UMC currently has selective wireless access—dorms and some classrooms,
for example—using the 802.11b standard. Now, "802.11g is in the works,"
according to Dan Lim, assistant professor and information technology management
director at the school. "Cost is an issue too, [but] we are phasing in
wireless."
A big challenge with deploying and maintaining wireless networks is rapidly
changing standards that affect speed. Upgrading a network can be costly, with
hundreds or thousands of access points across even a small campus. At Dartmouth,
for example, the campus offers wireless access virtually anywhere through a
network overlay that uses the 802.11b standard. Levine says that the school,
a comparatively small space, started with 476 access points and maintains over
600 now. Dartmouth started its wireless project "in earnest" in October
2000, Levine says—"and you’re never really done." To move
to offering the faster 802.11g, along with backward compatibility to a and b
as well, means the school will now have to upgrade its network.
Offering enough wireless access points to keep the network relatively pervasive
is challenging—and gets more so as bandwidth increases, since faster wireless
speeds require a greater concentration of access points. Carnegie Mellon currently
maintains roughly 700 access points across 105 acres and four million square
feet of interior space. In order to move to a higher-bandwidth design like 802.11g,
they’ll need to triple the number of access points to perhaps 2,000. Forget
about upgrading—simply managing that shear number of access points can
be a challenge.
"Wireless is a very distributed type of network, with equipment in closets,
ceilings, hallways," explains Chuck Bartel, Carnegie Mellon’s director of network
services, as well as project director for the school’s Wireless Andrew initiative.

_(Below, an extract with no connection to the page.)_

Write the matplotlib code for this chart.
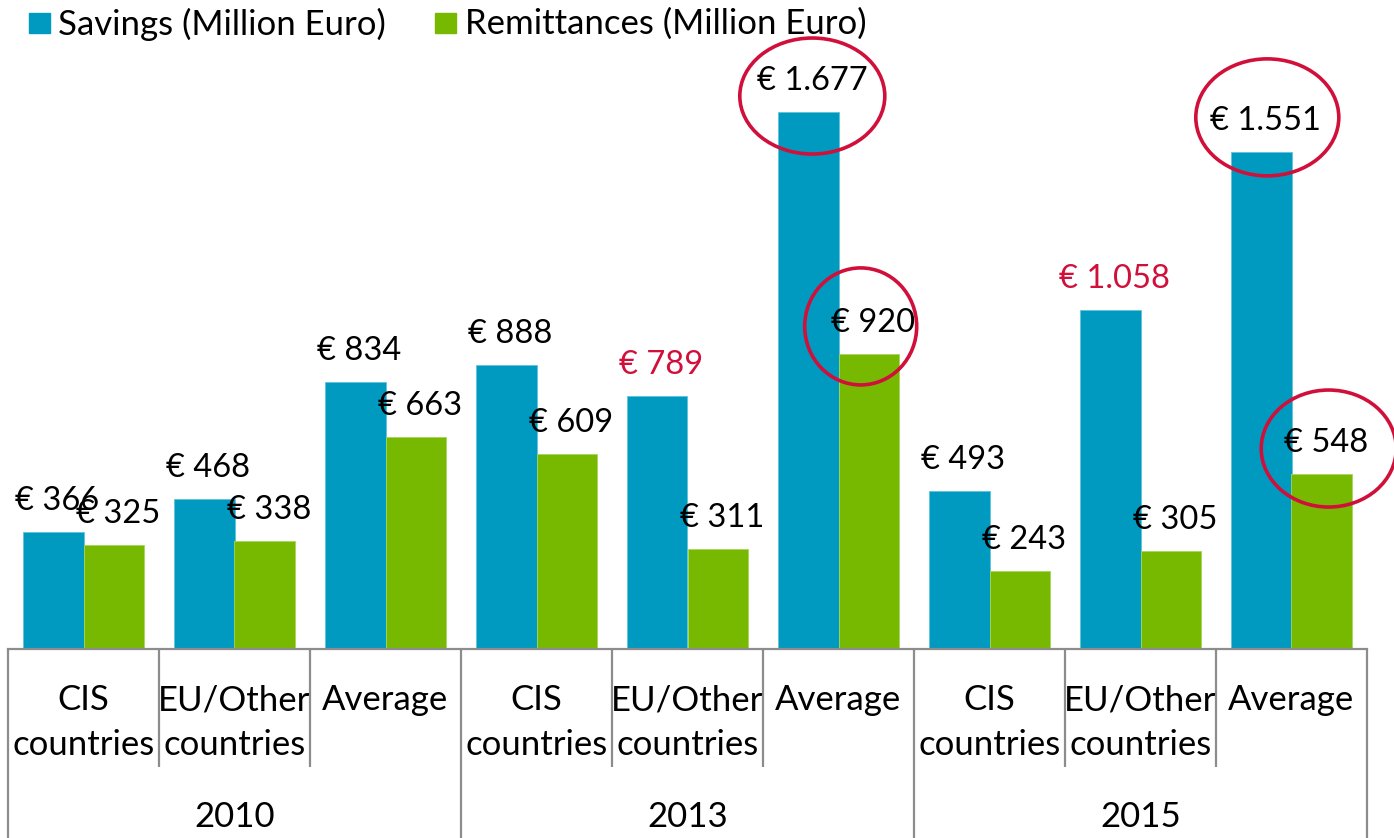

"Managing a 2,000-device network spread out across 4 million square feet and
close to 65 buildings—that starts to become a bit more difficult."
"Wireless is a very distributed type of network, with equipment in closets, ceilings, hallways..."

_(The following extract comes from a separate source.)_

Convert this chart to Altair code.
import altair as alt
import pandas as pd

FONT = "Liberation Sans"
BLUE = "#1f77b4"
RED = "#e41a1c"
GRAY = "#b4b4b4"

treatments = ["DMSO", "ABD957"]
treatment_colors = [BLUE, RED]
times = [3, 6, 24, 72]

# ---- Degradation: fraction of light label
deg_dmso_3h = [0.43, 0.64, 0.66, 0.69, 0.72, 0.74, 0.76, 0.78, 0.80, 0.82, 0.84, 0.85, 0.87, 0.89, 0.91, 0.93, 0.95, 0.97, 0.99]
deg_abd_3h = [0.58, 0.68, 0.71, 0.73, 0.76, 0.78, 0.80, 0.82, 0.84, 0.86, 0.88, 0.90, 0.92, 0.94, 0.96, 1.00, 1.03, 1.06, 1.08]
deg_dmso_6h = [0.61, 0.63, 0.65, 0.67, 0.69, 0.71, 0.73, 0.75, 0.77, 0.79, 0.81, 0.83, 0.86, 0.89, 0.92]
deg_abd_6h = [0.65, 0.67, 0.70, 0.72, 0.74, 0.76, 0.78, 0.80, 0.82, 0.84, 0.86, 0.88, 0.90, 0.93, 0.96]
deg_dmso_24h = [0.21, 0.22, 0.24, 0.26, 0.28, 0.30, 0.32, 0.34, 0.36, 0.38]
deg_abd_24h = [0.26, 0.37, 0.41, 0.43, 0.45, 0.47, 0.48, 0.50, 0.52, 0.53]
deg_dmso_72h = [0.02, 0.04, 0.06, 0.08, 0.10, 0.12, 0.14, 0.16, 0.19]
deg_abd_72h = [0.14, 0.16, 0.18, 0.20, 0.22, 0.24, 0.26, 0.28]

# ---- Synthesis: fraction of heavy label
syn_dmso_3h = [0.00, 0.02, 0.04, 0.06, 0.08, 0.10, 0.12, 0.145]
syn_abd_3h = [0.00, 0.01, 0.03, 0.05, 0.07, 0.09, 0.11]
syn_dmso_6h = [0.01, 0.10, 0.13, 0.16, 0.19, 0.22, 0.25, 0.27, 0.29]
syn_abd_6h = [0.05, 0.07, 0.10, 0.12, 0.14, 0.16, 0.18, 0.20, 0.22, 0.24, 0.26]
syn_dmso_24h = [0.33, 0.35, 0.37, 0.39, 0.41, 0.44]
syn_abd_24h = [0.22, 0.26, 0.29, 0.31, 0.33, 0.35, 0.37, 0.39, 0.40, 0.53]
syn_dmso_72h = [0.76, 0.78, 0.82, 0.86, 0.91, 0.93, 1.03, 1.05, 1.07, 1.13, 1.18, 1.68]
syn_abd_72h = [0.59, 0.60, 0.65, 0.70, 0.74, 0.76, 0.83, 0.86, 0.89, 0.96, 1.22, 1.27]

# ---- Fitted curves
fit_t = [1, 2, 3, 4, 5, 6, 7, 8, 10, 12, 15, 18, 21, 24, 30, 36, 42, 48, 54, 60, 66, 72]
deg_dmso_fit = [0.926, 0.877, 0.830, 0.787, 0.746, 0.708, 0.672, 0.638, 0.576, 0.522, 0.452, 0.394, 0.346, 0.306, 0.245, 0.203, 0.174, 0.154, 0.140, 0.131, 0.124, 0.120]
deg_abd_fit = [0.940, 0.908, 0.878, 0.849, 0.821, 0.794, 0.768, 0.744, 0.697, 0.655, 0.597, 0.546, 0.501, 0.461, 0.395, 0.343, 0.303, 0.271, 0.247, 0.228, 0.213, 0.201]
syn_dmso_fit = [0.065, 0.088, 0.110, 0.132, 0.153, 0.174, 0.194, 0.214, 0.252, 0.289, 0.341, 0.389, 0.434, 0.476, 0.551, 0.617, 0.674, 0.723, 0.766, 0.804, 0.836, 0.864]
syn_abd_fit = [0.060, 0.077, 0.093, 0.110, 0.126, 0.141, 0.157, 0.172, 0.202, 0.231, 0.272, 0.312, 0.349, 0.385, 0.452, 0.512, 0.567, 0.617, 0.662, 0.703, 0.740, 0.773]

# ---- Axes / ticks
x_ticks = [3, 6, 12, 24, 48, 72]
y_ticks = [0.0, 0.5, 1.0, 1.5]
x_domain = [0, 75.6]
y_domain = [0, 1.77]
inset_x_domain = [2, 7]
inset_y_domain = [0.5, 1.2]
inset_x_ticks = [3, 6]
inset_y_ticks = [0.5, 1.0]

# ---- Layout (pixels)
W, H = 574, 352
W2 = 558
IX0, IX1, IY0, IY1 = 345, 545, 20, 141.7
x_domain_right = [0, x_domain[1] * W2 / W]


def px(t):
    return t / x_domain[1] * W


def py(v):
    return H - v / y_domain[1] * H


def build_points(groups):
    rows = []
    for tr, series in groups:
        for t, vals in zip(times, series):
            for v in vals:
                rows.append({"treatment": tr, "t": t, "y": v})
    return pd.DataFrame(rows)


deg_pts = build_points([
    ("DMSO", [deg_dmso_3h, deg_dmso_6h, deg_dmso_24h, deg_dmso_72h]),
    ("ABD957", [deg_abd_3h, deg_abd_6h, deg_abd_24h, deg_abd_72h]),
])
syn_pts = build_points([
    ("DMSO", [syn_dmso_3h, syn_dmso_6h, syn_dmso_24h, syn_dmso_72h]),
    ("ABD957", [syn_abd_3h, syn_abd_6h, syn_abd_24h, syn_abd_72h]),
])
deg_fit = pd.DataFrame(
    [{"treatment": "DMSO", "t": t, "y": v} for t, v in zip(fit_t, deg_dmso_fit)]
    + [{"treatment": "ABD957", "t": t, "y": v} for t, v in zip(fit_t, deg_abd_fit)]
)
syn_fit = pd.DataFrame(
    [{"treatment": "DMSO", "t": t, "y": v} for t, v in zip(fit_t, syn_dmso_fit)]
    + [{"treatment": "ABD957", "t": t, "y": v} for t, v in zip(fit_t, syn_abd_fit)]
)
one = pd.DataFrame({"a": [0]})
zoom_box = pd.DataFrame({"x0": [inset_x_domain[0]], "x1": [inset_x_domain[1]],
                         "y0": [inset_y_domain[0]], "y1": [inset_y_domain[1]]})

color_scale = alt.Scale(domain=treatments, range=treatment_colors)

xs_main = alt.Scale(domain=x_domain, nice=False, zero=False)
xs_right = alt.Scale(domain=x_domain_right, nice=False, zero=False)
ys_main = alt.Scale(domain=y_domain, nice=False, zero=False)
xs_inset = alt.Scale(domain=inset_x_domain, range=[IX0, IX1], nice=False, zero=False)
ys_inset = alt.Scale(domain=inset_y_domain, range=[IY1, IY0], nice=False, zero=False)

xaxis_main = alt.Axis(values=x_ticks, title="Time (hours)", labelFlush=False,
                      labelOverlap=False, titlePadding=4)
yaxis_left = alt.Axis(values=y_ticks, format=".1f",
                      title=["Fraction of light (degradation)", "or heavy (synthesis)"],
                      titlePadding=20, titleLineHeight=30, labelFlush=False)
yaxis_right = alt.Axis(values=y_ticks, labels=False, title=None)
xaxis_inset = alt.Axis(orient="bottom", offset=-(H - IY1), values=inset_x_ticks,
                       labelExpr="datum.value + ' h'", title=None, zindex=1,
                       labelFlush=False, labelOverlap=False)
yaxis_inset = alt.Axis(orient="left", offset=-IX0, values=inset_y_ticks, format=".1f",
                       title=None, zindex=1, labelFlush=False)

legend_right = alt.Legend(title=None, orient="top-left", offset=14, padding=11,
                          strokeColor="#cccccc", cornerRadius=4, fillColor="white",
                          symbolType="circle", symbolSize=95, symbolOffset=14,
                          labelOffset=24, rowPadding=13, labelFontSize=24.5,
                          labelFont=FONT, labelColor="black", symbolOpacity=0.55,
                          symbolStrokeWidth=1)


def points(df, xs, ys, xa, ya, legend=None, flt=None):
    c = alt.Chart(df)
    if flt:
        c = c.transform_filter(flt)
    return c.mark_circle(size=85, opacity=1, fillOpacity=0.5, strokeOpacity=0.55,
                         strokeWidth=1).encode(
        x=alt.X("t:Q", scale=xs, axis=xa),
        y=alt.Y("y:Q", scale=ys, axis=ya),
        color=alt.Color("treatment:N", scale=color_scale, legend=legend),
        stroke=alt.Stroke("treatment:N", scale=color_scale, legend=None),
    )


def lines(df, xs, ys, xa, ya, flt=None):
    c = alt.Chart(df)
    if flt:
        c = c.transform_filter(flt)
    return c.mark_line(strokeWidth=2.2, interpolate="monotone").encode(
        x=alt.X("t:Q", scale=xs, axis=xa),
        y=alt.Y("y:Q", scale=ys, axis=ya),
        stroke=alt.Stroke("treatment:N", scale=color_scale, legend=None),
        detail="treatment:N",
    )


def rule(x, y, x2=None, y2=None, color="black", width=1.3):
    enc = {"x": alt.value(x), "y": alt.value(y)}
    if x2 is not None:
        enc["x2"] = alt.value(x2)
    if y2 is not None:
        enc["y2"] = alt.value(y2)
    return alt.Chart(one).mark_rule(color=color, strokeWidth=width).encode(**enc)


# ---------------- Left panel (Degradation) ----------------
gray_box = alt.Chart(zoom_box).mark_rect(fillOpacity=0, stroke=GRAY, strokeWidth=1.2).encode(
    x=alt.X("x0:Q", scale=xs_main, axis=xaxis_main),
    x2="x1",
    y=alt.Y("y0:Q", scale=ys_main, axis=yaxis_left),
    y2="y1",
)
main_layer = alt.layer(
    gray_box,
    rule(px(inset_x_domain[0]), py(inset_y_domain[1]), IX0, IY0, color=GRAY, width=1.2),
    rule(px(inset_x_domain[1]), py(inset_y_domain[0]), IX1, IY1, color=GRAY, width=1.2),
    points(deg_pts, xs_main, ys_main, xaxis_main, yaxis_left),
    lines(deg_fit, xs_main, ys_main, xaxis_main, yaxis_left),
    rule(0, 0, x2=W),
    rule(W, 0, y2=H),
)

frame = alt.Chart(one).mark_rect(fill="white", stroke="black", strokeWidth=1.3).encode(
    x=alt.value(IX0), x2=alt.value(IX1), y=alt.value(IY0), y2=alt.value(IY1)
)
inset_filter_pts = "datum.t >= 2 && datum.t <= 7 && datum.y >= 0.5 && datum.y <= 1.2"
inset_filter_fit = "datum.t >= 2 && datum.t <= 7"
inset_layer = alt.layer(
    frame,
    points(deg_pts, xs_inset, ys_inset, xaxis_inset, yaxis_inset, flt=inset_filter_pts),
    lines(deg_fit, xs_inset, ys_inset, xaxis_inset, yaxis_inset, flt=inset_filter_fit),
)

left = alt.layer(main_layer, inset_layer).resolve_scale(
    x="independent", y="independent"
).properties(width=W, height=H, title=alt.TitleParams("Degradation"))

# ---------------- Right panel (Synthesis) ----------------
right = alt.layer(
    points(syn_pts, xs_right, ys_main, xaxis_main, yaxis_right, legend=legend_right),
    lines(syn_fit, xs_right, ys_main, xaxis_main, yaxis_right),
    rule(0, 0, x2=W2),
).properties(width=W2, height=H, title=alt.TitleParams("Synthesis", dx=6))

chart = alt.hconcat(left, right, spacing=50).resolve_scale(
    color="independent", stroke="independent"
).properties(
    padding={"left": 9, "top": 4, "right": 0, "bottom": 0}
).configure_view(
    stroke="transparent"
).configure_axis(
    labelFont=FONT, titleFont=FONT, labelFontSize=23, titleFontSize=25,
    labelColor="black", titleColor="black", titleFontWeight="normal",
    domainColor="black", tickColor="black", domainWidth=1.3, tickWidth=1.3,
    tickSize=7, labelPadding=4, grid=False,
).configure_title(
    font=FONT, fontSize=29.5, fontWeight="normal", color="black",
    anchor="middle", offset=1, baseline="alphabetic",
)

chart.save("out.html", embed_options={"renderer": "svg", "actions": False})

Handheld devices like PDAs represent untapped potential on many campuses. Some
IT administrators say that students don’t seem to use wireless PDAs much,
favoring a single wireless device—the laptop—instead. On other campuses,
like the University of South Dakota (see sidebar), PDAs are actively encouraged.
Technology "is just getting smaller and more mobile all the time,"
says Peg Schultz, the director of instructional and client services at Pomona
College outside L.A.—and as that happens, devices become more and more
popular with students. "We’re going to probably have to think of
PDA access as we migrate to [Microsoft] Exchange 2003. We’re [seeing]
more PDAs that are wireless—people wanting to pick up e-mail or surf.
As security improves, we’ll find many more people jumping on the bandwagon."